The approach I landed on leverages the fact that you can specify an additional label io.balena.features.balena-api to have a Balena API token available in the container environment. We can use this token to update device variables to auto-configure the cluster. It works like this:

First device enrollment: Device A is enrolled to the fleet; it is the first device. The first application container to start is the k3s_context container, which runs a script to determine what role the device will have. The script pulls a list of all devices in the fleet. If it is the first device, it sets a device variable K3S_ROLE=server on itself. The k3s_context container then goes into a wait loop, where it periodically wakes up to see if the server has started properly. If so, it writes two fleet device variables K3S_URL=... (which points to Device A’s IP) and K3S_TOKEN=... (which has the value of the enroll token.) The enroll token is normally written to disk by the k3s container to its data directory; because this is backed by a Docker volume, we can share the volume with the context container, so it can read it easily.

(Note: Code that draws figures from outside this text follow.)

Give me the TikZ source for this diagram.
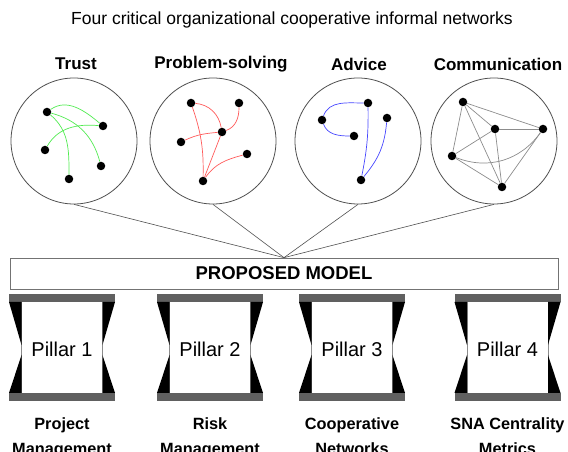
\documentclass[tikz,border=0pt]{standalone}
\usepackage{fontspec}
\setmainfont{Liberation Sans}
\definecolor{trustc}{RGB}{80,235,80}
\definecolor{psc}{RGB}{255,90,90}
\definecolor{advc}{RGB}{70,70,255}
\definecolor{commc}{RGB}{140,140,140}
\definecolor{barc}{RGB}{96,96,96}
\definecolor{circc}{RGB}{80,80,80}
\begin{document}
\begin{tikzpicture}[x=1pt,y=1pt,
  circ/.style={circle,draw=circc,line width=0.8pt,minimum size=126pt,inner sep=0pt},
  dot/.style={circle,fill=black,minimum size=8.5pt,inner sep=0pt},
  cattitle/.style={font=\bfseries\fontsize{17}{20}\selectfont},
  tedge/.style={draw=trustc,line width=0.7pt},
  pedge/.style={draw=psc,line width=0.7pt},
  aedge/.style={draw=advc,line width=0.7pt},
  cedge/.style={draw=commc,line width=0.7pt},
  link/.style={draw=circc,line width=0.6pt},
  modelbox/.style={draw=black!55,line width=0.7pt,minimum width=548pt,minimum height=31pt,inner sep=0pt,font=\bfseries\fontsize{18.5}{21}\selectfont},
  pillartext/.style={font=\fontsize{20}{24}\selectfont},
  pillarlabel/.style={align=center,font=\bfseries\fontsize{16.3}{25}\selectfont,anchor=north,inner sep=0pt}
]
\useasboundingbox (0,0) rectangle (568,452);

\node[font=\fontsize{17.5}{20}\selectfont] (head) at (292,432) {Four critical organizational cooperative informal networks};

% circles
\node[circ] (c1) at (74,311) {};
\node[circ] (c2) at (213,311) {};
\node[circ] (c3) at (358,311) {};
\node[circ] (c4) at (494,311) {};

\node[cattitle] (t1) at (76,388) {Trust};
\node[cattitle] (t2) at (221,388) {Problem-solving};
\node[cattitle] (t3) at (359,388) {Advice};
\node[cattitle] (t4) at (498,388) {Communication};

% Trust
\node[dot] (a1) at (47,340) {};
\node[dot] (a2) at (103,326) {};
\node[dot] (a3) at (45,302) {};
\node[dot] (a4) at (101,286) {};
\node[dot] (a5) at (69,273) {};
\path[tedge] (a1) to[out=35,in=140] (a2);
\path[tedge] (a1) to[out=-40,in=90] (a5);
\path[tedge] (a1) to[out=-15,in=105] (a4);
\path[tedge] (a3) to[out=60,in=175] (a2);

% Problem-solving
\node[dot] (b1) at (191,349) {};
\node[dot] (b2) at (239,349) {};
\node[dot] (b3) at (222,320) {};
\node[dot] (b4) at (181,310) {};
\node[dot] (b5) at (247,298) {};
\node[dot] (b6) at (203,271) {};
\path[pedge] (b1) to[out=-5,in=100] (b3);
\path[pedge] (b2) to[out=-90,in=20] (b3);
\path[pedge] (b4) to[out=25,in=185] (b3);
\path[pedge] (b1) to[bend left=10] (b6);
\path[pedge] (b3) -- (b6);
\path[pedge] (b6) to[out=55,in=195] (b5);

% Advice
\node[dot] (d1) at (322,332) {};
\node[dot] (d2) at (368,349) {};
\node[dot] (d3) at (354,316) {};
\node[dot] (d4) at (387,334) {};
\node[dot] (d5) at (361,272) {};
\path[aedge] (d1) to[out=70,in=180] (d2);
\path[aedge] (d1) to[out=-70,in=180] (d3);
\path[aedge] (d2) to[bend left=6] (d5);
\path[aedge] (d4) to[out=-95,in=50] (d5);

% Communication
\node[dot] (e1) at (463,350) {};
\node[dot] (e2) at (495,323) {};
\node[dot] (e3) at (543,323) {};
\node[dot] (e4) at (452,296) {};
\node[dot] (e5) at (502,265) {};
\path[cedge] (e1) -- (e2);
\path[cedge] (e1) -- (e3);
\path[cedge] (e1) -- (e4);
\path[cedge] (e1) -- (e5);
\path[cedge] (e2) -- (e3);
\path[cedge] (e2) -- (e4);
\path[cedge] (e2) -- (e5);
\path[cedge] (e3) -- (e5);
\path[cedge] (e4) -- (e5);
\path[cedge] (e4) to[bend right=38] (e3);

% model box
\node[modelbox] (pm) at (284,178.5) {PROPOSED MODEL};
\path[link] (c1.south) -- (pm.north);
\path[link] (c2.south) -- (pm.north);
\path[link] (c3.south) -- (pm.north);
\path[link] (c4.south) -- (pm.north);

% pillars
\foreach \cx/\n/\lab in {62/1/{Project\\Management},210/2/{Risk\\Management},352/3/{Cooperative\\Networks},507.5/4/{SNA Centrality\\Metrics}}{
  \fill[white] (\cx-40.5,59) rectangle (\cx+40.5,150);
  \draw[black!45,line width=0.4pt] (\cx-40.5,59) -- (\cx-40.5,150) (\cx+40.5,59) -- (\cx+40.5,150);
  \fill[barc] (\cx-53,150) rectangle (\cx+53,158);
  \fill[barc] (\cx-53,51) rectangle (\cx+53,59);
  \fill[black] (\cx-53,150) -- (\cx-40.5,150) -- (\cx-40.5,107) -- cycle;
  \fill[black] (\cx-53,59) -- (\cx-40.5,59) -- (\cx-40.5,97) -- cycle;
  \fill[black] (\cx+53,150) -- (\cx+40.5,150) -- (\cx+40.5,107) -- cycle;
  \fill[black] (\cx+53,59) -- (\cx+40.5,59) -- (\cx+40.5,97) -- cycle;
  \node[pillartext] (p\n) at (\cx,103) {Pillar \n};
  \node[pillarlabel] (l\n) at (\cx,35) {\lab};
}
\end{tikzpicture}
\end{document}
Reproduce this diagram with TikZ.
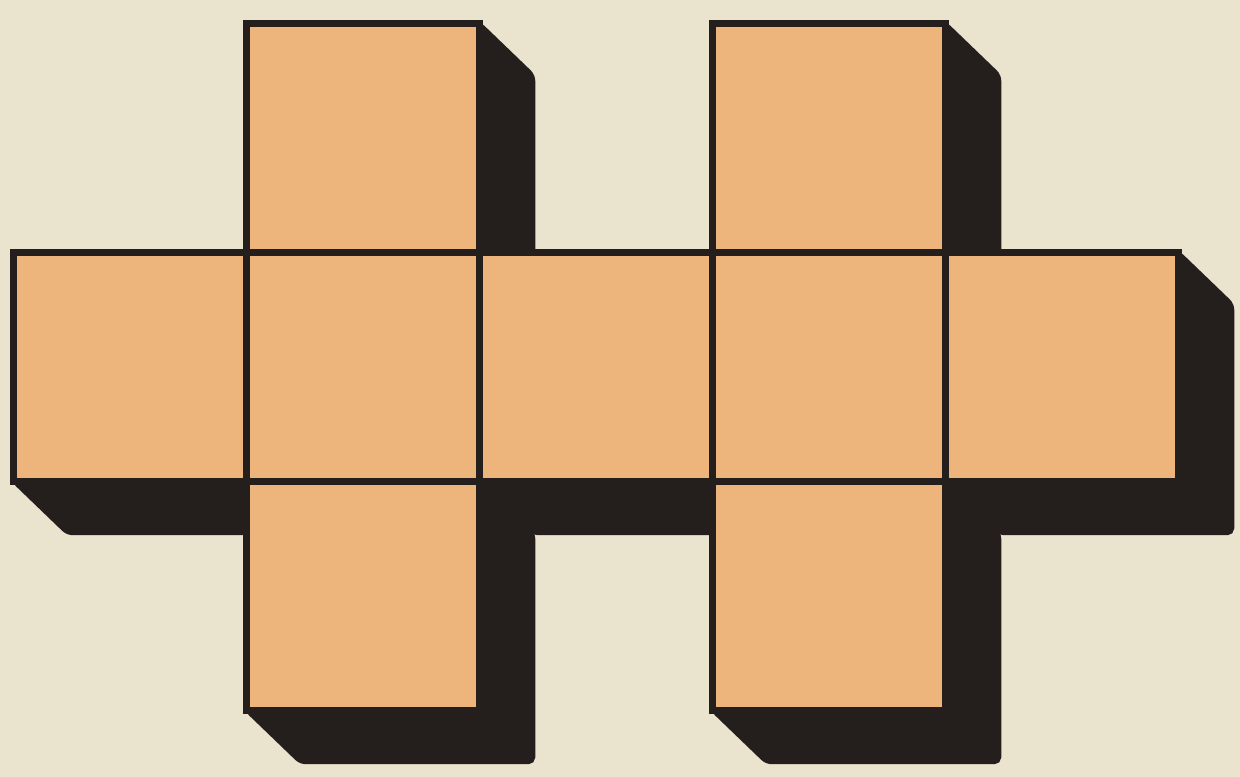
\documentclass[tikz,border=0pt]{standalone}
\usetikzlibrary{positioning,backgrounds}

\definecolor{paper}{RGB}{234,227,206}
\definecolor{card}{RGB}{237,181,124}
\definecolor{ink}{RGB}{36,31,28}

\begin{document}
\begin{tikzpicture}[
		face/.style={draw=ink, line width=2pt, fill=card, minimum width=2.33cm, minimum height=2.29cm, inner sep=0pt, outer sep=0pt},
		shade/.style={fill=ink, draw=ink, line width=1pt, rounded corners=1.5pt}
	]
	\useasboundingbox (0,0) rectangle (12.4,7.77);

	% middle strip
	\node[face] (m0) at (1.30,4.10) {};
	\node[face, right=0cm of m0] (m1) {};
	\node[face, right=0cm of m1] (m2) {};
	\node[face, right=0cm of m2] (m3) {};
	\node[face, right=0cm of m3] (m4) {};

	% flaps above and below
	\node[face, above=0cm of m1] (t1) {};
	\node[face, above=0cm of m3] (t3) {};
	\node[face, below=0cm of m1] (b1) {};
	\node[face, below=0cm of m3] (b3) {};

	\begin{pgfonlayer}{background}
		\fill[paper] (0,0) rectangle (12.4,7.77);
		\foreach \f in {m0,m1,m2,m3,m4,t1,t3,b1,b3}
			\filldraw[shade] (\f.north west) -- (\f.north east) -- ++(0.54,-0.52)
				-- ++(0,-2.29) -- ++(-2.33,0) -- (\f.south west) -- cycle;
	\end{pgfonlayer}
\end{tikzpicture}
\end{document}
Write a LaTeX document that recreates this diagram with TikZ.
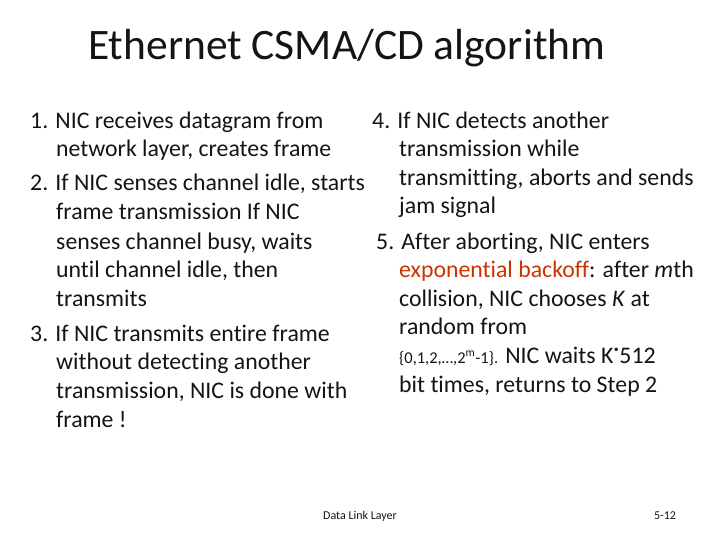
\documentclass[tikz,border=0pt]{standalone}
\usepackage{fontspec}
\setmainfont[RawFeature=-liga]{Carlito}
\definecolor{hl}{RGB}{204,51,0}
\definecolor{tx}{RGB}{20,20,20}
\begin{document}
\begin{tikzpicture}[x=1pt,y=-1pt,
  ln/.style={anchor=base west,inner sep=0pt,font=\fontsize{23.8}{26}\selectfont,text=tx}]
\useasboundingbox (0,0) rectangle (720,540);
\node[anchor=base west,inner sep=0pt,font=\fontsize{43.5}{46}\selectfont,text=tx] (title) at (88,60) {Ethernet CSMA/CD algorithm};
\node[ln] (l1) at (30,129) {1. NIC receives datagram from};
\node[ln] (l2) at (56,157) {network layer, creates frame};
\node[ln] (l3) at (30,191) {2. If NIC senses channel idle, starts};
\node[ln] (l4) at (56,219) {frame transmission If NIC};
\node[ln] (l5) at (56,249) {senses channel busy, waits};
\node[ln] (l6) at (56,277) {until channel idle, then};
\node[ln] (l7) at (56,306) {transmits};
\node[ln] (l8) at (30,341) {3. If NIC transmits entire frame};
\node[ln] (l9) at (56,369) {without detecting another};
\node[ln] (l10) at (56,398) {transmission, NIC is done with};
\node[ln] (l11) at (56,427) {frame !};
\node[ln] (r1) at (372,129) {4. If NIC detects another};
\node[ln] (r2) at (399,157) {transmission while};
\node[ln] (r3) at (399,186) {transmitting,\ aborts and sends};
\node[ln] (r4) at (399,214) {jam signal};
\node[ln] (r5) at (376,249) {5. After aborting, NIC enters};
\node[ln] (r6) at (399,277) {\textcolor{hl}{exponential backoff}: after \textit{m}th};
\node[ln] (r7) at (399,306) {collision, NIC chooses \textit{K} at};
\node[ln] (r8) at (399,334) {random from};
\node[ln] (r9) at (399,363) {{\fontsize{16.5}{18}\selectfont\{0,1,2,…,2\textsuperscript{m}-1\}.} NIC waits K\raisebox{0.6ex}{·}512};
\node[ln] (r10) at (399,392) {bit times, returns to Step 2};
\node[anchor=base,inner sep=0pt,font=\fontsize{12}{13}\selectfont,text=tx] (foot) at (360,519) {Data Link Layer};
\node[anchor=base,inner sep=0pt,font=\fontsize{12}{13}\selectfont,text=tx] (page) at (665,519) {5-12};
\end{tikzpicture}
\end{document}
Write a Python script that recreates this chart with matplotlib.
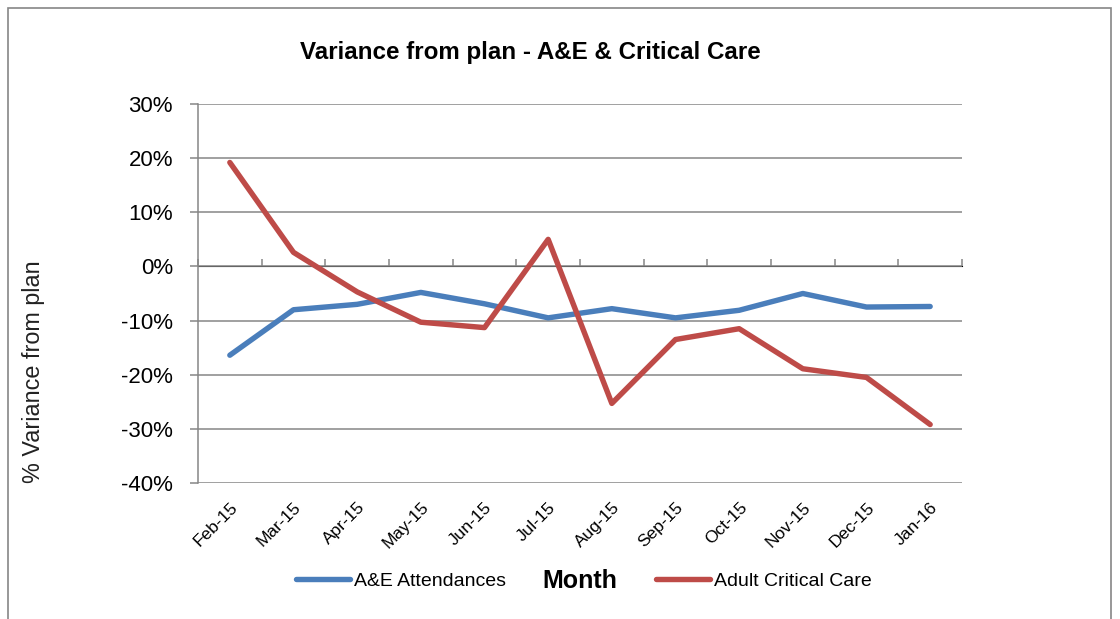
import matplotlib
matplotlib.use('Agg')
import matplotlib.pyplot as plt
from matplotlib.patches import Rectangle
from matplotlib.ticker import FuncFormatter, MultipleLocator

meses = ['Feb-15', 'Mar-15', 'Apr-15', 'May-15', 'Jun-15', 'Jul-15',
         'Aug-15', 'Sep-15', 'Oct-15', 'Nov-15', 'Dec-15', 'Jan-16']
ae_attendances = [-16.4, -8.0, -7.0, -4.8, -6.9, -9.5,
                  -7.8, -9.5, -8.1, -5.0, -7.5, -7.4]
critical_care = [19.2, 2.6, -4.7, -10.3, -11.3, 5.0,
                 -25.3, -13.5, -11.5, -18.9, -20.5, -29.2]

AZUL = '#4A7EBB'
VERMELHO = '#BE4B48'
CINZA = '#868686'

plt.rcParams['font.family'] = ['Liberation Sans', 'DejaVu Sans']


def principal():
    fig = plt.figure(figsize=(11.2, 6.19), dpi=100)
    ax = fig.add_axes([198 / 1120, 1 - 483 / 619, 764 / 1120, 379 / 619])

    # moldura externa
    fig.patches.append(Rectangle((8 / 1120, -0.01), 1103 / 1120, 1 - 8 / 619 + 0.01,
                                 transform=fig.transFigure, fill=False,
                                 edgecolor=CINZA, linewidth=1.2))

    x = list(range(len(meses)))
    ax.plot(x, ae_attendances, color=AZUL, linewidth=3.9,
            solid_capstyle='round', solid_joinstyle='round', label='A&E Attendances', zorder=3)
    ax.plot(x, critical_care, color=VERMELHO, linewidth=3.9,
            solid_capstyle='round', solid_joinstyle='round', label='Adult Critical Care', zorder=3)

    ymin, ymax = -40, 30
    ax.set_ylim(ymin, ymax)
    ax.set_xlim(-0.5, len(meses) - 0.5)
    ax.yaxis.set_major_locator(MultipleLocator(10))
    ax.yaxis.set_major_formatter(FuncFormatter(lambda v, p: f'{v:.0f}%'))
    ax.grid(axis='y', color=CINZA, linewidth=1.1)
    ax.set_axisbelow(True)

    for lado in ['top', 'right', 'bottom']:
        ax.spines[lado].set_visible(False)
    ax.spines['left'].set_color(CINZA)
    ax.spines['left'].set_linewidth(1.1)
    ax.tick_params(axis='y', length=6, width=1.1, color=CINZA, labelsize=16, pad=12)

    ax.set_xticks(x)
    ax.set_xticklabels(meses, rotation=45, ha='right', rotation_mode='anchor', fontsize=12.5)
    ax.tick_params(axis='x', length=0, pad=12)

    # eixo horizontal cruzando no zero, com marcas entre categorias
    eixo_zero = ax.secondary_xaxis((0 - ymin) / (ymax - ymin))
    eixo_zero.set_xticks([i - 0.5 for i in x] + [len(meses) - 0.5])
    eixo_zero.tick_params(axis='x', direction='out', length=5, width=1.1,
                          color=CINZA, labelbottom=False, labeltop=False)
    eixo_zero.spines['bottom'].set_color(CINZA)
    eixo_zero.spines['bottom'].set_linewidth(1.1)

    fig.text(530 / 1120, 1 - 52 / 619, 'Variance from plan - A&E & Critical Care',
             ha='center', va='center', fontsize=17.4, fontweight='bold')
    fig.text(34 / 1120, 1 - 372 / 619, '% Variance from plan', rotation=90,
             ha='center', va='center', fontsize=16.8, color='#222222')
    fig.text(580 / 1120, 1 - 581 / 619, 'Month', ha='center', va='center',
             fontsize=18, fontweight='bold')

    fig.legend(loc='center', bbox_to_anchor=(584 / 1120, 1 - 581 / 619), ncol=2,
               frameon=False, fontsize=14, handlelength=2.8, handletextpad=0.2,
               columnspacing=7.7)

    fig.savefig('out.png', dpi=100)


if __name__ == '__main__':
    principal()
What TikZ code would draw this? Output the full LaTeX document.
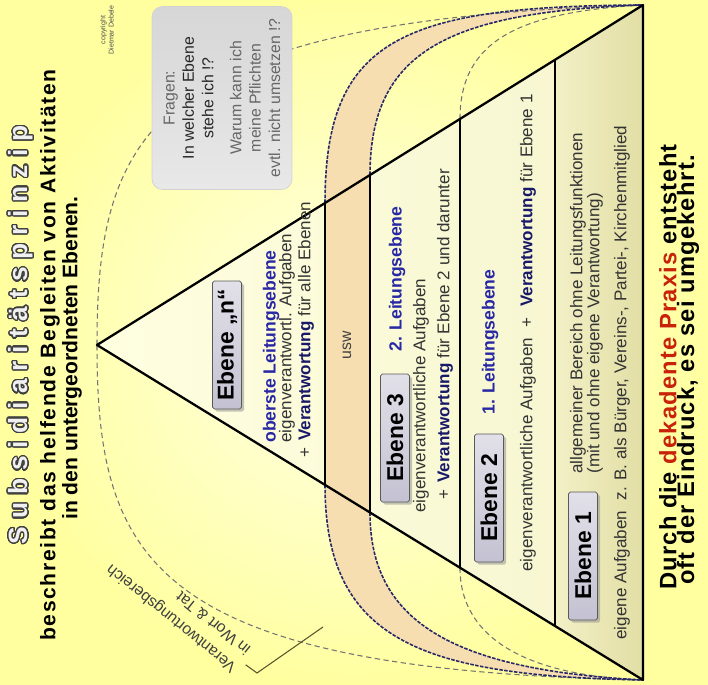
\documentclass[tikz,border=0pt]{standalone}
\usepackage{fontspec}
\setmainfont{Liberation Sans}
\usepackage[copies]{contour}
\usetikzlibrary{positioning,calc,shadows}
\definecolor{bgyellow}{RGB}{255,255,160}
\definecolor{bglight}{RGB}{255,255,232}
\definecolor{peach}{RGB}{246,222,176}
\definecolor{cream}{RGB}{255,255,225}
\definecolor{khaki}{RGB}{226,222,165}
\definecolor{navyline}{RGB}{40,40,105}
\definecolor{headblue}{RGB}{40,40,165}
\definecolor{verblue}{RGB}{25,25,105}
\definecolor{boxgray}{RGB}{196,194,210}
\definecolor{darkred}{RGB}{200,35,10}
\contourlength{0.7pt}
\contournumber{32}
\newcommand{\Verant}{\textbf{\textcolor{verblue}{Verantwortung}}}

\begin{document}
\begin{tikzpicture}[x=0.02cm, y=-0.02cm,
    ebene/.style={
        rectangle, rounded corners=1pt,
        draw=black!65, top color=boxgray!50, bottom color=boxgray,
        rotate=90, minimum width=2.56cm, minimum height=0.58cm,
        inner sep=0pt, font=\fontsize{13}{15}\selectfont\bfseries,
        drop shadow={shadow xshift=1.5pt, shadow yshift=-1.5pt, fill=black!45}
    },
    kopf/.style={rotate=90, anchor=west, inner sep=0pt, text=headblue,
        font=\fontsize{10}{12}\selectfont\bfseries},
    zeile/.style={rotate=90, anchor=west, inner sep=0pt, text=black!80,
        font=\fontsize{9.7}{11}\selectfont},
    fragen/.style={
        rectangle, rounded corners=6pt, rotate=90, align=center,
        top color=gray!32, bottom color=gray!18, draw=gray!35,
        minimum width=3.66cm, minimum height=2.8cm,
        text=black!60, font=\fontsize{9}{11}\selectfont
    },
    kurve/.style={navyline, line width=0.9pt, dash pattern=on 2pt off 0.8pt},
    bogen/.style={black!55, line width=0.6pt, dash pattern=on 3pt off 2pt},
    kante/.style={black, line width=1.3pt, line join=round}
]
\useasboundingbox (0,0) rectangle (708,685);
\shade[inner color=bglight, outer color=bgyellow] (0,0) rectangle (708,685);

% Pyramide
\coordinate (apex) at (97,345);
\coordinate (topc) at (643,5);
\coordinate (botc) at (643,680);
\foreach \t/\n in {0.4176/1, 0.5/2, 0.6648/3, 0.8388/4} {
    \coordinate (p\n t) at ($(apex)!\t!(topc)$);
    \coordinate (p\n b) at ($(apex)!\t!(botc)$);
}

\shade[left color=cream, right color=cream!70!khaki] (apex) -- (topc) -- (botc) -- cycle;
\shade[left color=khaki!45!cream, right color=khaki] (p4t) -- (topc) -- (botc) -- (p4b) -- cycle;

% usw-Band
\fill[peach] (p1t) .. controls (325,40) and (400,6) .. (topc)
    .. controls (450,12) and (370,50) .. (p2t) -- (p2b)
    .. controls (370,620) and (450,670) .. (botc)
    .. controls (420,676) and (325,640) .. (p1b) -- cycle;

\draw[bogen] (apex) .. controls (97,130) and (150,20) .. (topc);
\draw[bogen] (apex) .. controls (97,560) and (150,670) .. (botc);
\draw[bogen] (p3t) .. controls (460,40) and (520,12) .. (topc);
\draw[bogen] (p3b) .. controls (460,640) and (530,676) .. (botc);

\draw[kurve] (p1t) .. controls (325,40) and (400,6) .. (topc);
\draw[kurve] (p2t) .. controls (370,50) and (450,12) .. (topc);
\draw[kurve] (p1b) .. controls (325,640) and (420,676) .. (botc);
\draw[kurve] (p2b) .. controls (370,620) and (450,670) .. (botc);

\draw[kante] (apex) -- (topc) -- (botc) -- cycle;
\foreach \n in {1,2,3,4} \draw[kante] (p\n t) -- (p\n b);

% Titel
\node[rotate=90] (titel) at (21,335) {\contour{black!75}{\textcolor{gray!12}{\fontsize{15}{18}\selectfont\bfseries\addfontfeature{LetterSpace=30}Subsidiaritätsprinzip}}};
\node[rotate=90, font=\fontsize{12}{14}\selectfont\bfseries\addfontfeature{LetterSpace=8}] (unter1) at (50,355) {beschreibt das helfende Begleiten von Aktivitäten};
\node[rotate=90, font=\fontsize{12}{14}\selectfont\bfseries] (unter2) at (72,358) {in den untergeordneten Ebenen.};
\node[rotate=90, align=center, text=black!70, font=\fontsize{4}{4.6}\selectfont] (copy) at (107,30) {copyright\\Dietmar Debele};

\node[fragen] (fragen) at (222,98) {Fragen:\\ \textcolor{black!85}{In welcher Ebene}\\ \textcolor{black!85}{stehe ich !?}\\[5pt] Warum kann ich\\ meine Pflichten\\ evtl. nicht umsetzen !?};

% Ebene n
\node[ebene] (ebn) at (227,345) {Ebene „n“};
\node[kopf] (obenkopf) at (271,443) {oberste Leitungsebene};
\node[zeile] (obenauf) at (287,443) {eigenverantwortl. Aufgaben};
\node[zeile] (obenver) at (306,458) {+\hspace{4pt}\Verant{} für alle Ebenen};

\node[rotate=90, text=black!75, font=\fontsize{9}{11}\selectfont] (usw) at (347,345) {usw};

% Ebene 3
\node[ebene] (eb3) at (395,438) {Ebene 3};
\node[kopf] (zweikopf) at (397,352) {2. Leitungsebene};
\node[zeile] (zweiauf) at (421,513) {eigenverantwortliche Aufgaben};
\node[zeile] (zweiver) at (445,500) {+\hspace{4pt}\Verant{} für Ebene 2 und darunter};

% Ebene 2
\node[ebene] (eb2) at (489,498) {Ebene 2};
\node[kopf] (einskopf) at (490,415) {1. Leitungsebene};
\node[zeile] (einsauf) at (528,572) {eigenverantwortliche Aufgaben\hspace{6pt}+\hspace{6pt}\Verant{} für Ebene 1};

% Ebene 1
\node[ebene] (eb1) at (583,556) {Ebene 1};
\node[zeile] (allg1) at (578,474) {allgemeiner Bereich ohne Leitungsfunktionen};
\node[zeile] (allg2) at (595,474) {(mit und ohne eigene Verantwortung)};
\node[zeile] (eigen) at (622,640) {eigene Aufgaben\hspace{6pt}z. B. als Bürger, Vereins-, Partei-, Kirchenmitglied};

% Verantwortungsbereich
\node[rotate=141, align=left, text=black!75, font=\fontsize{9}{13}\selectfont] (bereich) at (178,610) {Verantwortungsbereich\\in Wort \& Tat};
\coordinate (knick) at (257,673);
\coordinate (bandrand) at (323,627);
\draw[olive!50!black, line width=0.6pt] (bereich.west) -- (knick) -- (bandrand);

% Fazit
\node[rotate=90, font=\fontsize{13.5}{16}\selectfont\bfseries\addfontfeature{LetterSpace=5}] (fazit1) at (668,367) {Durch die \textcolor{darkred}{dekadente} \textcolor{darkred}{Praxis} entsteht};
\node[rotate=90, font=\fontsize{13.5}{16}\selectfont\bfseries\addfontfeature{LetterSpace=5}] (fazit2) at (688,370) {oft der Eindruck, es sei umgekehrt.};

\end{tikzpicture}
\end{document}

Subsequent device enrollment: Device B is enrolled to the fleet. Again, the context container starts first. But, it sees that there is another device already in the fleet, which means the server must exits. So it sets K3S_ROLE=agent on itself; the API server URL and enroll token are already available to it because they are fleet variables, which apply to all devices as defaults.

Adding VPN

  • Why? Who knows. K3s uses TLS anyways?? What is the point? Using local addresses on the network seems sufficient and is much easier to wrangle.
  • Seems like maybe the point is if you have other things connected to Tailscale and want to access pods over VPN (e.g., from the outside)
  1. I have not seen this word used much, and I think Kate Keahey is the originator of its meaning. I haven’t found another word that describes this process.